The house was built with an extensive system of gas pipes. It seems that the living and dining rooms where lit by gas chandeliers hanging from the ceiling, whilst the other rooms were lit with mantles, usually one is over the fire place and another at some random location which probably suited the first owner. The gas lighting was short lived, bits of newspaper found under the floorboards suggest that electric wiring was installed in 1911. Whilst the gas lighting was blanked off at this time, it seems that the coal fires, may have been replaced or augmented by gas. Lighting a coal fire with old newspaper and kindling wood is time consuming. A quick and easy alternative is the gas poker with one of these devices you simply fill the grate with coal, light the gas poker and plunge it into the fuel and leave it there until the coal is burning. Gas and oil lamps need regular cleaning an maintenance whilst electric lights just have to be replaced after a few hundred hours of use. The house has about twenty light sockets and in the days of incandescent bulbs, there was always one and probably two bulbs that needed replacing, now with LED lighting, failures are rare.
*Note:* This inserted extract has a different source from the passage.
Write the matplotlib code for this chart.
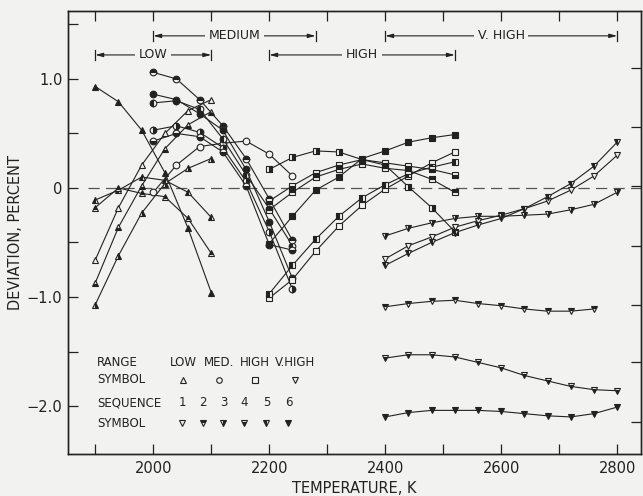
import matplotlib
matplotlib.use('Agg')
import numpy as np
import matplotlib.pyplot as plt

# temperatures of each range, K
t_low = [1900, 1940, 1980, 2020, 2060, 2100]
t_med = [2000, 2040, 2080, 2120, 2160, 2200, 2240]
t_high = [2200, 2240, 2280, 2320, 2360, 2400, 2440, 2480, 2520]
t_vhigh = [2400, 2440, 2480, 2520, 2560, 2600, 2640, 2680, 2720, 2760, 2800]

# deviations, percent (one row per sequence)
low_dev = [
    [-0.66, -0.18, 0.21, 0.50, 0.71, 0.81],
    [-0.87, -0.36, 0.02, 0.36, 0.58, 0.70],
    [-1.07, -0.62, -0.23, 0.04, 0.18, 0.27],
    [-0.11, -0.02, 0.10, 0.07, -0.04, -0.27],
    [-0.18, 0.00, -0.05, -0.08, -0.28, -0.60],
    [0.93, 0.79, 0.53, 0.14, -0.37, -0.96],
]
med_dev = [
    [-0.04, 0.21, 0.38, 0.41, 0.43, 0.31, 0.11],
    [0.78, 0.80, 0.72, 0.45, 0.12, -0.19, -0.53],
    [0.53, 0.57, 0.51, 0.37, 0.06, -0.40, -0.93],
    [0.43, 0.50, 0.47, 0.33, 0.02, -0.52, -0.57],
    [1.06, 1.00, 0.81, 0.57, 0.27, -0.10, -0.48],
    [0.86, 0.81, 0.68, 0.53, 0.17, -0.31, -0.83],
]
high_dev = [
    [-1.01, -0.84, -0.58, -0.35, -0.16, -0.01, 0.11, 0.23, 0.33],
    [-0.97, -0.71, -0.47, -0.26, -0.09, 0.03, 0.13, 0.19, 0.24],
    [0.17, 0.28, 0.34, 0.33, 0.26, 0.21, 0.01, -0.18, -0.40],
    [-0.12, 0.02, 0.14, 0.21, 0.26, 0.23, 0.20, 0.17, 0.12],
    [-0.20, -0.04, 0.10, 0.17, 0.22, 0.18, 0.16, 0.08, -0.04],
    [-0.51, -0.26, -0.02, 0.10, 0.27, 0.34, 0.42, 0.46, 0.49],
]
vhigh_dev = [
    [-0.65, -0.53, -0.45, -0.36, -0.30, -0.25, -0.19, -0.12, -0.02, 0.11, 0.30],
    [-0.71, -0.60, -0.50, -0.41, -0.34, -0.28, -0.19, -0.08, 0.04, 0.20, 0.42],
    [-0.44, -0.37, -0.32, -0.28, -0.26, -0.26, -0.25, -0.24, -0.20, -0.15, -0.04],
    [-1.09, -1.06, -1.04, -1.03, -1.06, -1.08, -1.11, -1.13, -1.13, -1.11, np.nan],
    [-1.56, -1.53, -1.53, -1.55, -1.60, -1.65, -1.72, -1.77, -1.82, -1.85, -1.86],
    [-2.10, -2.06, -2.04, -2.04, -2.04, -2.05, -2.07, -2.09, -2.10, -2.07, -2.01],
]
vhigh_seq = ['none', 'left', 'right', 'top', 'bottom', 'full']

# range bars across the top
ranges = ['LOW', 'MEDIUM', 'HIGH', 'V. HIGH']
range_lo = [1900, 2000, 2200, 2400]
range_hi = [2100, 2280, 2520, 2800]

seq_fill = ['none', 'top', 'right', 'bottom', 'left', 'full']
seq_nums = ['1', '2', '3', '4', '5', '6']

bg = '#f2f2f0'
ink = '#222222'

fig = plt.figure(figsize=(6.43, 4.96), dpi=100, facecolor=bg)
ax = fig.add_axes([0.1058, 0.0847, 0.891, 0.894], facecolor=bg)


def mk(marker, fs, ms=4.8):
    if fs == 'none':
        return dict(marker=marker, ms=ms, mfc=bg, mec=ink, mew=0.8)
    return dict(marker=marker, ms=ms, fillstyle=fs, mfc=ink, markerfacecoloralt=bg,
                mec=ink, mew=0.8)


def draw(temps, devs, marker, fills):
    for d, fs in zip(devs, fills):
        ax.plot(temps, d, color=ink, lw=0.8, zorder=3, **mk(marker, fs))


draw(t_low, low_dev, '^', ['none', 'bottom', 'right', 'left', 'top', 'full'])
draw(t_med, med_dev, 'o', ['none', 'left', 'right', 'bottom', 'top', 'full'])
draw(t_high, high_dev, 's', ['none', 'left', 'right', 'bottom', 'top', 'full'])
draw(t_vhigh, vhigh_dev, 'v', vhigh_seq)

ax.hlines(0, 1888, 2841, colors='#555555', lw=0.9, linestyles=(0, (9, 5)), zorder=1)

# range brackets
ybar = [1.22, 1.395, 1.22, 1.395]
for name, lo, hi, y in zip(ranges, range_lo, range_hi, ybar):
    ax.annotate('', xy=(lo, y), xytext=(hi, y),
                arrowprops=dict(arrowstyle='<|-|>,head_length=0.45,head_width=0.12',
                                color=ink, lw=0.8, shrinkA=0, shrinkB=0))
    ax.plot([lo, lo], [y - 0.045, y + 0.045], color=ink, lw=0.9)
    ax.plot([hi, hi], [y - 0.045, y + 0.045], color=ink, lw=0.9)
    ax.text((lo + hi) / 2, y, name, ha='center', va='center', fontsize=9, color=ink,
            zorder=6, bbox=dict(fc=bg, ec='none', pad=2.5))

# symbol key
kx = 1903
ax.text(kx, -1.60, 'RANGE', fontsize=8.5, va='center', color=ink)
ax.text(kx, -1.76, 'SYMBOL', fontsize=8.5, va='center', color=ink)
ax.text(kx, -1.97, 'SEQUENCE', fontsize=8.5, va='center', color=ink)
ax.text(kx, -2.16, 'SYMBOL', fontsize=8.5, va='center', color=ink)
key_x = [2052, 2114, 2176, 2244]
key_lab = ['LOW', 'MED.', 'HIGH', 'V.HIGH']
key_mk = ['^', 'o', 's', 'v']
for x, lab, m in zip(key_x, key_lab, key_mk):
    ax.text(x, -1.60, lab, fontsize=8.5, ha='center', va='center', color=ink)
    ax.plot([x], [-1.76], ls='none', **mk(m, 'none', 4))
seq_x = [2050, 2086, 2121, 2157, 2195, 2233]
for x, n, fs in zip(seq_x, seq_nums, seq_fill):
    ax.text(x, -1.97, n, fontsize=8.5, ha='center', va='center', color=ink)
    ax.plot([x], [-2.16], ls='none', **mk('v', fs, 4))

ax.set_xlim(1853, 2841)
ax.set_ylim(-2.44, 1.627)
ax.set_xticks([2000, 2200, 2400, 2600, 2800])
ax.set_xticks([1900, 2100, 2300, 2500, 2700], minor=True)
ax.set_yticks([1.0, 0, -1.0, -2.0], labels=['1.0', '0', '\u22121.0', '\u22122.0'])
ax.set_yticks([1.5, 0.5, -0.5, -1.5], minor=True)
ax.tick_params(which='both', direction='in', length=7, width=0.9, top=True,
               right=False, colors=ink, labelsize=10.5)
ax.tick_params(axis='x', pad=5)
ax.tick_params(axis='y', pad=4)

# right-hand ticks sit on their own spacing
ax2 = ax.twinx()
ax2.set_ylim(ax.get_ylim())
ax2.set_yticks([1.10, 0.56, 0.02, -0.53, -1.07, -1.60, -2.15])
ax2.tick_params(direction='in', length=7, width=0.9, labelright=False, colors=ink)

for a in (ax, ax2):
    for s in a.spines.values():
        s.set_linewidth(1.0)
        s.set_color(ink)

ax.set_xlabel('TEMPERATURE, K', fontsize=10.5, color=ink, labelpad=4)
ax.set_ylabel('DEVIATION, PERCENT', fontsize=10.5, color=ink, labelpad=3)

fig.savefig('out.png', dpi=100, facecolor=bg)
There have been four generations of electric wiring, the current one whilst not being very tidy, seems to be the most robust. The first system was based on rubber sheathed wires mounted in wooden conduits, some of this was put in by someone with reasonable carpentry skills. At some point, the wood was replaced by metal tubes, probably because the insulation had improved, this in turn was replaced by polythene sheathed conductors and the current cables are covered in PVC.
Domestic hot water has been a challenge. I’m guessing, but hot water for the kitchen came from the range and hot bath water was supplied by a gas fired geyser. I have a horror of these devices which was acquired during my early post-student days when I was once denied a bath by the presence of a dead pigeon in the flue and my hygiene was determined by the direction of the wind. Modern ones work properly. My dislike of geysers may have been shared by an earlier owner who had installed a range or stove with a back boiler. The hot water produced by this contraption reached the bathroom by an iron pipe, by the time it was decommissioned around 1980, the bath taps must have run a slow trickle of dark red water. The inside of the pipe was blocked with rust and limescale. The next upgrade appears to have been gas boiler and hot water cylinder with a gravity flow system, the efficiency of this was somewhere in the range 20 – 40%. A pumped system has increased the efficiency, but there is still room for improvement.
The picture I’m trying to paint is one of change, some of it good, some of it debatable. Whilst I don’t know the people who worked on the house, I know a little of their smoking habits. The men who built the house smoked clay pipes (oddly my wife has one), I have a few bowls and fragments of stem turn up when least expected. By the 1950s, the high tar brands were offering filter tipped versions of the gaspers and a few discarded packets were dropped between the rafters.